##### DATA SECTION

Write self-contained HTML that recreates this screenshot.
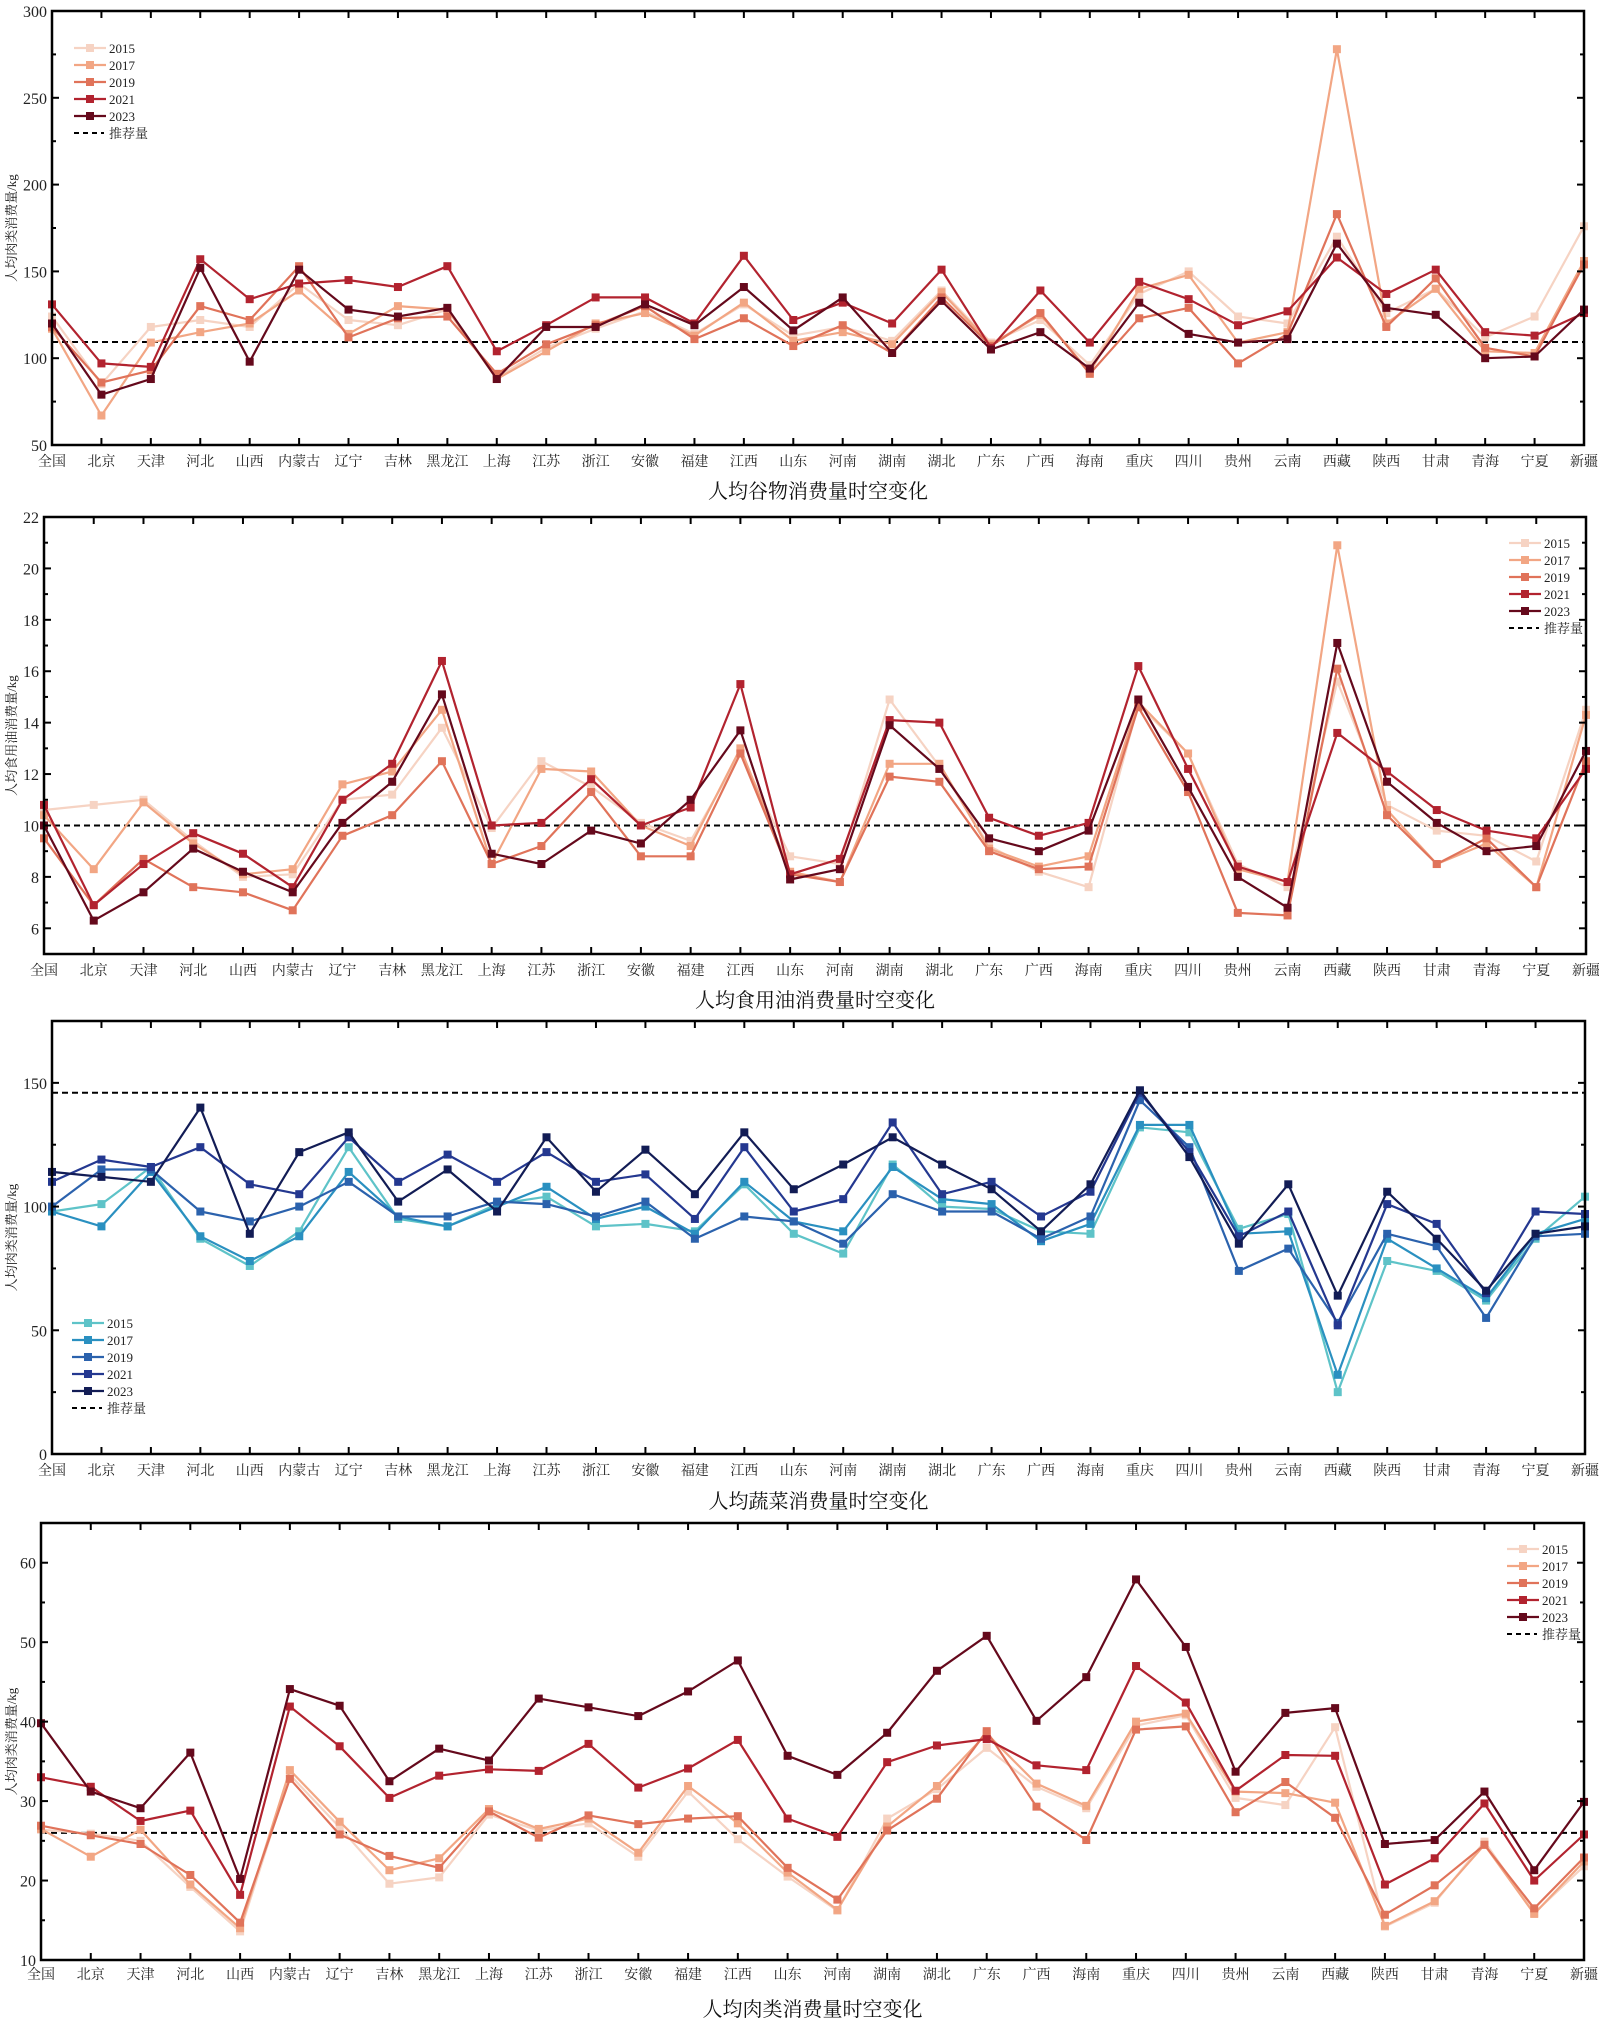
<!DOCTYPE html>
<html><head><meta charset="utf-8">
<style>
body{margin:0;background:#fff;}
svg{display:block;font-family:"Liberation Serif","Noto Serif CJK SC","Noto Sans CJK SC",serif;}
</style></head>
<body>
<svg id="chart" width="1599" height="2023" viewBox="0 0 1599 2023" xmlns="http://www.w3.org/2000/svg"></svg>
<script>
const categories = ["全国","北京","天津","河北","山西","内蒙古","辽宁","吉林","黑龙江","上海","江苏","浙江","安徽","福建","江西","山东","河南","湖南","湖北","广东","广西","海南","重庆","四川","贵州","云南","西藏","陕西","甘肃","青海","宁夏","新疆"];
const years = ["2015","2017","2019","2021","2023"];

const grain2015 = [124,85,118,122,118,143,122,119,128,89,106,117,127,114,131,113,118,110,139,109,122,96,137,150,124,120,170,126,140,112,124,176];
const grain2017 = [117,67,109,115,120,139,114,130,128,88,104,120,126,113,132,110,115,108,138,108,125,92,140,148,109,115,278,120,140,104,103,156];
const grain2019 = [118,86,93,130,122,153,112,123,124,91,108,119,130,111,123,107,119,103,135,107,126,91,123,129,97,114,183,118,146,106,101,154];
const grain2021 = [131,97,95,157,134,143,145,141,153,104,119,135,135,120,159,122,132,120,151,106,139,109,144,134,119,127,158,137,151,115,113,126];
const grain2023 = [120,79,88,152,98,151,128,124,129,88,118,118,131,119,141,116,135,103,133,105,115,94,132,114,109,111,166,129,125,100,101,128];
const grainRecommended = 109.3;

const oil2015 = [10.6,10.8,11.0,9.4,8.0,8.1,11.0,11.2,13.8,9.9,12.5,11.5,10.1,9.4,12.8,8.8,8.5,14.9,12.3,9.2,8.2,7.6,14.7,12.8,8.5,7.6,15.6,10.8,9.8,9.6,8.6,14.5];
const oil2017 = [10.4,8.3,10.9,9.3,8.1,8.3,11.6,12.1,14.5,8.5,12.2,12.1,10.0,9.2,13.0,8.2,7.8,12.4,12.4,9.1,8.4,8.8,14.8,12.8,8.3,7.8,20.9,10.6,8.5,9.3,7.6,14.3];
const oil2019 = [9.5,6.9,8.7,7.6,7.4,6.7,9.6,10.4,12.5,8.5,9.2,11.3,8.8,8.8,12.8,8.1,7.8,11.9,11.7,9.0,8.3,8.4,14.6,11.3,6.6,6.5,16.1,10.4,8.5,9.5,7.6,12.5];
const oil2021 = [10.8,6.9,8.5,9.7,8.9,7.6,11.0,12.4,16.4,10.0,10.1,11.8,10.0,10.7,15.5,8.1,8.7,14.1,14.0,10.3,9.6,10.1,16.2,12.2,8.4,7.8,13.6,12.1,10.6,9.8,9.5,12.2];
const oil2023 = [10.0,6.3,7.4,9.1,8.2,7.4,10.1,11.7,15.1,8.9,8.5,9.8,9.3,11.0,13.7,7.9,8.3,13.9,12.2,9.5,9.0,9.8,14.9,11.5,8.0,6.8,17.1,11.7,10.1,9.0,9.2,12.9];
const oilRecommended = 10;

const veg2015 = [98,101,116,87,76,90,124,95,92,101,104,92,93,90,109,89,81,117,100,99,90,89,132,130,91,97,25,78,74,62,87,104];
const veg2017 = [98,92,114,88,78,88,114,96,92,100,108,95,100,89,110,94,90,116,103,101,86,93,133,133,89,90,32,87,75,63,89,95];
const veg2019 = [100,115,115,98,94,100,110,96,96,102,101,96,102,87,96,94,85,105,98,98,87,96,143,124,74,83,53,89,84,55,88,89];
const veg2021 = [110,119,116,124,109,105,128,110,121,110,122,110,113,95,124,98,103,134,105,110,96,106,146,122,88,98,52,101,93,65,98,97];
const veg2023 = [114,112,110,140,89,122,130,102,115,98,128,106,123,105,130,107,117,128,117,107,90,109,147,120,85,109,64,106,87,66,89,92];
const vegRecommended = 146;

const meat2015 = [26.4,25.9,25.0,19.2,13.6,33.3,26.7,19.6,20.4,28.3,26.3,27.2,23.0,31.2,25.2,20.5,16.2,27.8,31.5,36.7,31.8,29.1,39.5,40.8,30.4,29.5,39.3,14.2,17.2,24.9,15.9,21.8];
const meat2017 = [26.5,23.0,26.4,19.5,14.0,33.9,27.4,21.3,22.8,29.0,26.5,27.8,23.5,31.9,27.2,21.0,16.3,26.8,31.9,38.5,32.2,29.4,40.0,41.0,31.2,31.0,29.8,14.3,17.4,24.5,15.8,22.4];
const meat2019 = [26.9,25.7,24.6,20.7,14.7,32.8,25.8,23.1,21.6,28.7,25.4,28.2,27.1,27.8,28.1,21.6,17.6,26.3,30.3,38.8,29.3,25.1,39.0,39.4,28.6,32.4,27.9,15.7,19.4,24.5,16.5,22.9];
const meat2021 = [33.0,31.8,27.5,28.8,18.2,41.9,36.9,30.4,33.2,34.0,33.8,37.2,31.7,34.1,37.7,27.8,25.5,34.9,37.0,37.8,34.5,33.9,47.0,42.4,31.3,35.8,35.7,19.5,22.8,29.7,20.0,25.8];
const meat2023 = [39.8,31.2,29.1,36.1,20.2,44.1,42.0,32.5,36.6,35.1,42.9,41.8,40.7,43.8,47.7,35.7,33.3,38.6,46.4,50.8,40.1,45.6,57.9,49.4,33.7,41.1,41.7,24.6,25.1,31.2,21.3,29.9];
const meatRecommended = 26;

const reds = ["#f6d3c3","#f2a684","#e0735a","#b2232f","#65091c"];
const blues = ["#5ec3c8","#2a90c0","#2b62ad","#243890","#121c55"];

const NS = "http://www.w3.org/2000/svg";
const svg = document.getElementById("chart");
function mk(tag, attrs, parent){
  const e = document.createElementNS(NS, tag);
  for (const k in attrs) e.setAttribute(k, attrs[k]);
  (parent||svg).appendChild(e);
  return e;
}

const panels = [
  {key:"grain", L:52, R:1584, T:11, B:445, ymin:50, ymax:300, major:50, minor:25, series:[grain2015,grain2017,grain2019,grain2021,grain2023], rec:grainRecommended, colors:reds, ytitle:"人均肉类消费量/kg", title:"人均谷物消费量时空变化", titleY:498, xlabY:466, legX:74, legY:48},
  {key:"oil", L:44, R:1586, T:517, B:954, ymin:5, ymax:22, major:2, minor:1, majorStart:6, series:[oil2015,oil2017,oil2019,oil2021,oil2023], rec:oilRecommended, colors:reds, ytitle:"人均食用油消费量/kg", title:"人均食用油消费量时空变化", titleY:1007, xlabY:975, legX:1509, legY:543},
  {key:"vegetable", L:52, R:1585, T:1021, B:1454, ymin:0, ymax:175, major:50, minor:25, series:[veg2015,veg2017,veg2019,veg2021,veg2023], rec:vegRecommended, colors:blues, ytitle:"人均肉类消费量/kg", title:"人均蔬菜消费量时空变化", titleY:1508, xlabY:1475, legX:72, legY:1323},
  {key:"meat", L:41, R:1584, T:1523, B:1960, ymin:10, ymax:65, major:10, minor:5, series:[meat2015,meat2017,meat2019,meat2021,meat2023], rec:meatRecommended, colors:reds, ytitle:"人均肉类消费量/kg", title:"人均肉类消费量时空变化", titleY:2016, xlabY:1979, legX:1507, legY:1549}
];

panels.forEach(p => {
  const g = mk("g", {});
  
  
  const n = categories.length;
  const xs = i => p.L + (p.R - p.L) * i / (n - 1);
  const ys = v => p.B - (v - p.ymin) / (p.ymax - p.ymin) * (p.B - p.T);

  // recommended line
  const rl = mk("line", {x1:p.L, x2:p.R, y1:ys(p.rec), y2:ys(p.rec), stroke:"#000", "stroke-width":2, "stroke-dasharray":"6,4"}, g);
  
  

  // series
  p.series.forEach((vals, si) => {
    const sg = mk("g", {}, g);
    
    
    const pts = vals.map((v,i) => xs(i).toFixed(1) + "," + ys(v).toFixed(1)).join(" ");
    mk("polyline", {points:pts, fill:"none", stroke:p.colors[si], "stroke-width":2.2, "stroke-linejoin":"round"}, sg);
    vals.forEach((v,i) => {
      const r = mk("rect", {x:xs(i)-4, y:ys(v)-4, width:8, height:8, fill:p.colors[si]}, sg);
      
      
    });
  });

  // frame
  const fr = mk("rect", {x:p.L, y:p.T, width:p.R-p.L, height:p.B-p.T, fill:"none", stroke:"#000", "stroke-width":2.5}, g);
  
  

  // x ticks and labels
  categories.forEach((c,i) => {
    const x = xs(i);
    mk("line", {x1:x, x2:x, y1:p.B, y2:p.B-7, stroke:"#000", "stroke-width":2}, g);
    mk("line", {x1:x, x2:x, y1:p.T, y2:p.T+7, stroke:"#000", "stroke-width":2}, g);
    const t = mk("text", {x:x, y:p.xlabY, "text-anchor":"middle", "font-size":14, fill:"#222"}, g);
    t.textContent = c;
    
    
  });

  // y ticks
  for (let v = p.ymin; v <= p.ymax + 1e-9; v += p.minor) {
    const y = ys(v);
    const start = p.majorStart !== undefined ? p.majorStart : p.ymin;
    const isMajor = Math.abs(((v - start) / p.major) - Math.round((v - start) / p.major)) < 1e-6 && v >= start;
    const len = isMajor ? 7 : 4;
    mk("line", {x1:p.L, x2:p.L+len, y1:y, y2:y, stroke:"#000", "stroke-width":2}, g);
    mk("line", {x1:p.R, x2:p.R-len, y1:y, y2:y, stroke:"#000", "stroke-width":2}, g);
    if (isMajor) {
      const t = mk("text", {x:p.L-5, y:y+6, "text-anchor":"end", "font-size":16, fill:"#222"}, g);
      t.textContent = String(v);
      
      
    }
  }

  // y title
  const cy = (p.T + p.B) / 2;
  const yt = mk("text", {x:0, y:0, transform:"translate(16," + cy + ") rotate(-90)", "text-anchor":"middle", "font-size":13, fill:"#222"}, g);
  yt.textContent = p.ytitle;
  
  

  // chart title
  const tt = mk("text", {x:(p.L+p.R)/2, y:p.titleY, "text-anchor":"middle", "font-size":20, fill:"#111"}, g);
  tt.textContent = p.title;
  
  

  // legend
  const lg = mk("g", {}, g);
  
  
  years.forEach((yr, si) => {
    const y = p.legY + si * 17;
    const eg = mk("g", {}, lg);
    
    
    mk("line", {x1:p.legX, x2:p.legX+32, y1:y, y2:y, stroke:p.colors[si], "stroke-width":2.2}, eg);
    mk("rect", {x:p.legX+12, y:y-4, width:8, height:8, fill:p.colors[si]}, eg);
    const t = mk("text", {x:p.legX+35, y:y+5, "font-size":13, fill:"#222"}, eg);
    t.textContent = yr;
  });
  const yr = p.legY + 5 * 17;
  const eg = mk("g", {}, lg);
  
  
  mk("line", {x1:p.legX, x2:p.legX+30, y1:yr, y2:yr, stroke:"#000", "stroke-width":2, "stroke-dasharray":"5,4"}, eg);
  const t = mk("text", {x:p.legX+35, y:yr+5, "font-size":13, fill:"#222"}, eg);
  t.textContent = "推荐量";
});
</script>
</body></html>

##########

PROMPT:
Leave out the pictures and repeat exactly the lines from the start of the material through the line that contains "const grainRecommended = 109.3;", both included.

TASK RESULT:
Write self-contained HTML that recreates this screenshot.
<!DOCTYPE html>
<html><head><meta charset="utf-8">
<style>
body{margin:0;background:#fff;}
svg{display:block;font-family:"Liberation Serif","Noto Serif CJK SC","Noto Sans CJK SC",serif;}
</style></head>
<body>
<svg id="chart" width="1599" height="2023" viewBox="0 0 1599 2023" xmlns="http://www.w3.org/2000/svg"></svg>
<script>
const categories = ["全国","北京","天津","河北","山西","内蒙古","辽宁","吉林","黑龙江","上海","江苏","浙江","安徽","福建","江西","山东","河南","湖南","湖北","广东","广西","海南","重庆","四川","贵州","云南","西藏","陕西","甘肃","青海","宁夏","新疆"];
const years = ["2015","2017","2019","2021","2023"];

const grain2015 = [124,85,118,122,118,143,122,119,128,89,106,117,127,114,131,113,118,110,139,109,122,96,137,150,124,120,170,126,140,112,124,176];
const grain2017 = [117,67,109,115,120,139,114,130,128,88,104,120,126,113,132,110,115,108,138,108,125,92,140,148,109,115,278,120,140,104,103,156];
const grain2019 = [118,86,93,130,122,153,112,123,124,91,108,119,130,111,123,107,119,103,135,107,126,91,123,129,97,114,183,118,146,106,101,154];
const grain2021 = [131,97,95,157,134,143,145,141,153,104,119,135,135,120,159,122,132,120,151,106,139,109,144,134,119,127,158,137,151,115,113,126];
const grain2023 = [120,79,88,152,98,151,128,124,129,88,118,118,131,119,141,116,135,103,133,105,115,94,132,114,109,111,166,129,125,100,101,128];
const grainRecommended = 109.3;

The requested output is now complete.